Mas as multinacionais vão investir em outros países. Dificilmente fecharão fábricas, mas não vão investir aqui. As empresas brasileiras também vão mais para exterior. Tem muito ativo barato na Europa.
Não será uma fuga de capitais, mas sofreremos um redução no acréscimo de capital. É preciso explicar direito e evitar o discurso verbal desonesto.
Mesmo com baixo crescimento, a inflação não cede. Por quê?
Já temos reajustes salgadíssimos previstos para a energia elétrica e é inescapável reajuste de combustível.

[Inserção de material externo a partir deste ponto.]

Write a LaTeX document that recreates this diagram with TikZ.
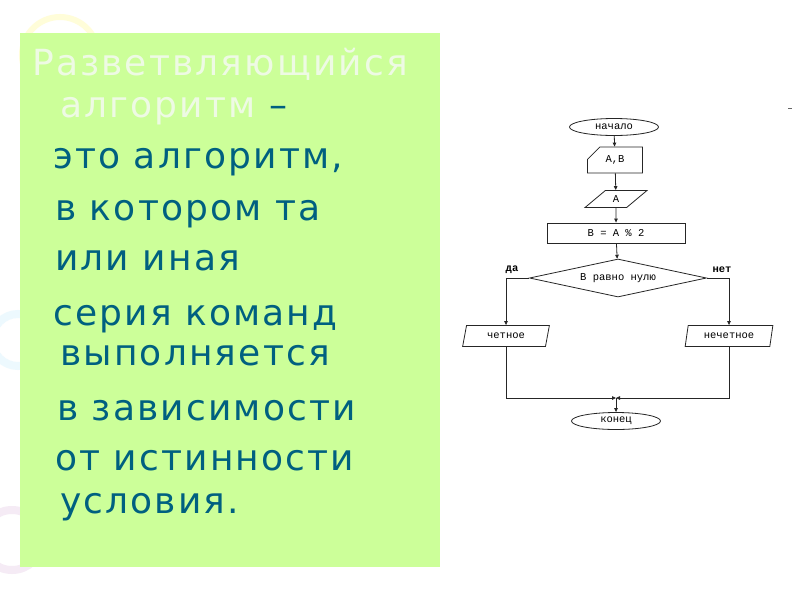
\documentclass[tikz,border=0pt]{standalone}
\usepackage{fontspec}
\setmainfont{DejaVu Sans}
\setmonofont{Liberation Mono}
\newfontfamily\slidefont[LetterSpace=6]{DejaVu Sans}
\usetikzlibrary{arrows.meta,shapes.geometric,shapes.misc}

\definecolor{slidegreen}{RGB}{204,255,153}
\definecolor{slideteal}{RGB}{0,96,128}
\definecolor{slidetitle}{RGB}{238,250,228}

\begin{document}
\begin{tikzpicture}[
  x=1pt, y=-1pt,
  arr/.style={-{Triangle[length=4pt,width=3.5pt]}, draw=black!85, line width=0.8pt},
  flow/.style={draw=black!85, line width=0.8pt, font=\ttfamily\fontsize{10.5}{12}\selectfont, inner sep=0pt},
  term/.style={flow, ellipse, minimum width=89pt, minimum height=17pt},
  io/.style={flow, trapezium, trapezium stretches=true, minimum height=21pt},
  card/.style={flow, chamfered rectangle, chamfered rectangle corners=north west,
    chamfered rectangle xsep=6pt, chamfered rectangle ysep=8pt, minimum width=55pt, minimum height=26pt},
  proc/.style={flow, rectangle, minimum width=138pt, minimum height=20pt},
  cond/.style={flow, diamond, aspect=4.6, minimum width=177pt, minimum height=38pt},
  side/.style={font=\ttfamily\bfseries\fontsize{10.5}{12}\selectfont},
  big/.style={anchor=base west, font=\slidefont\fontsize{36}{40}\selectfont, text=slideteal, inner sep=0pt},
  head/.style={big, text=slidetitle}
]
\useasboundingbox (0,0) rectangle (800,600);
\fill[white] (0,0) rectangle (800,600);

% faint background swirls
\draw[yellow!15, line width=6pt] (60,55) circle (38);
\draw[cyan!7, line width=8pt] (18,340) circle (26);
\draw[violet!8, line width=8pt] (12,540) circle (30);

% text panel
\fill[slidegreen] (20,33) rectangle (440,567);
\node[head] (t1) at (32,75) {Разветвляющийся};
\node[head] (t2) at (60,117) {алгоритм \textcolor{slideteal}{–}};
\node[big] (l1) at (53,168) {это алгоритм,};
\node[big] (l2) at (55,220) {в котором та};
\node[big] (l3) at (55,270) {или иная};
\node[big] (l4) at (53,325) {серия команд};
\node[big] (l5) at (60,365) {выполняется};
\node[big] (l6) at (57,420) {в зависимости};
\node[big] (l7) at (55,470) {от истинности};
\node[big] (l8) at (60,513) {условия.};

% flowchart
\node[term] (start) at (614,127) {начало};
\node[card] (ab) at (615,160) {A,B};
\node[io, trapezium left angle=49, trapezium right angle=131, minimum width=62pt, minimum height=17pt] (inA) at (616,199) {A};
\node[proc] (calc) at (616,233) {B = A \% 2};
\node[cond] (test) at (618,278) {В равно нулю};
\node[io, trapezium left angle=72, trapezium right angle=108, minimum width=87pt] (even) at (506,336) {четное};
\node[io, trapezium left angle=72, trapezium right angle=108, minimum width=88pt] (odd) at (729,336) {нечетное};
\node[term] (stop) at (616,421) {конец};
\node[side] (yes) at (512,270) {да};
\node[side] (no) at (722,270) {нет};
\coordinate (join) at (616,398);

\draw[arr] (start) -- (ab);
\draw[arr] (ab) -- (inA);
\draw[arr] (inA) -- (calc);
\draw[arr] (calc) -- (test);
\draw[arr] (test.west) -| (even);
\draw[arr] (test.east) -| (odd);
\draw[arr] (even) |- (join);
\draw[arr] (odd) |- (join);
\draw[arr] (join) -- (stop);

% stray mark top right
\draw[black!60, line width=0.8pt] (788,108) -- (792,108);

\end{tikzpicture}
\end{document}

Não vejo a menor queda dos preços dos serviços, porque eles respondem aos salários. A contribuição negativa do preço dos alimentos também já passou.
Os custos salariais, logísticos e de tributos não param de subir. Isso estimula as empresas a aplicar um reajuste maior para salvar margens de lucro.
Com tudo isso somado, a inflação não cai, apesar da atividade em zero. Vão elevar o juro até onde?*
A decisão do Copom de elevar a Selic foi uma surpresa?
Totalmente. Não subiram antes por causa da eleição e achei que iam esperar a nova equipe econômica. É uma tentativa de recuperar credibilidade. Faz três anos que o Banco Central vem dizendo que a inflação vai convergir para o centro da meta e isso não acontece.
A investigação de corrupção na Petrobras vai impactar a economia?
Claro. A investigação envolve grandes empresas. O jogo é complicado. Esse tipo de coisa paralisa as companhias. Que funcionário da Petrobras vai assinar hoje um contrato de um grande investimento?